Judges ordered him released pending appeal, on the ground that he did not pose a flight risk.

Demjanjuk was found guilty of 28,060 counts of being an accessory to murder, one for each person who died during the time he was ruled to have been a guard at the Sobibor camp in Nazi-occupied Poland.

Presiding Judge Ralph Alt said the 91-year-old was a piece of the Nazis' "machinery of destruction."

"The court is convinced that the defendant ... served as a guard at Sobibor from 27 March 1943 to mid-September 1943," Alt said, closing a trial that lasted nearly 18 months.

Demjanjuk (dem-YAHN'-yuk) sat in a wheelchair in front of the judges as they announced their verdict, but showed no reaction. He has denied the charges, but declined the opportunity to make a final statement to the court.

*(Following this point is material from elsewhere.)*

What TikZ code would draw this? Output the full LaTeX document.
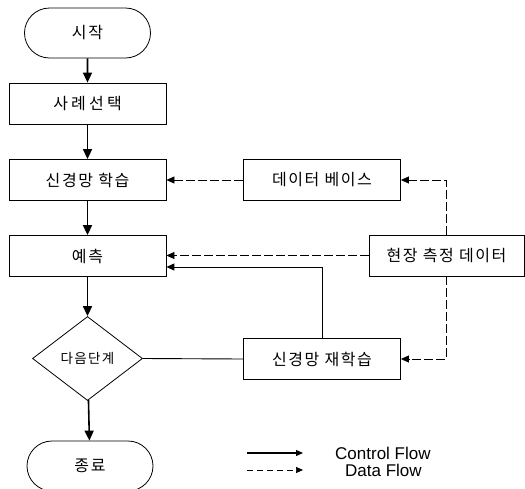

Demjanjuk's son, John Demjanjuk Jr., asserted that "the Germans have built a house of cards and it will not stand for long."

Alt later ordered that Demjanjuk be freed during his appeal — a process that is likely to take six months or more — though it wasn't clear when exactly he would leave the prison.

Such a release is not unusual in Germany, and Alt said Demjanjuk did not pose a flight risk because of his advanced age, poor health and the fact that the defendant, deported from the U.S. two years ago, is stateless.

Alt told The Associated Press that meant there were "no grounds" to hold him. "It's the law, and so it's justice," he added. "I say he's guilty, but it's not a final verdict."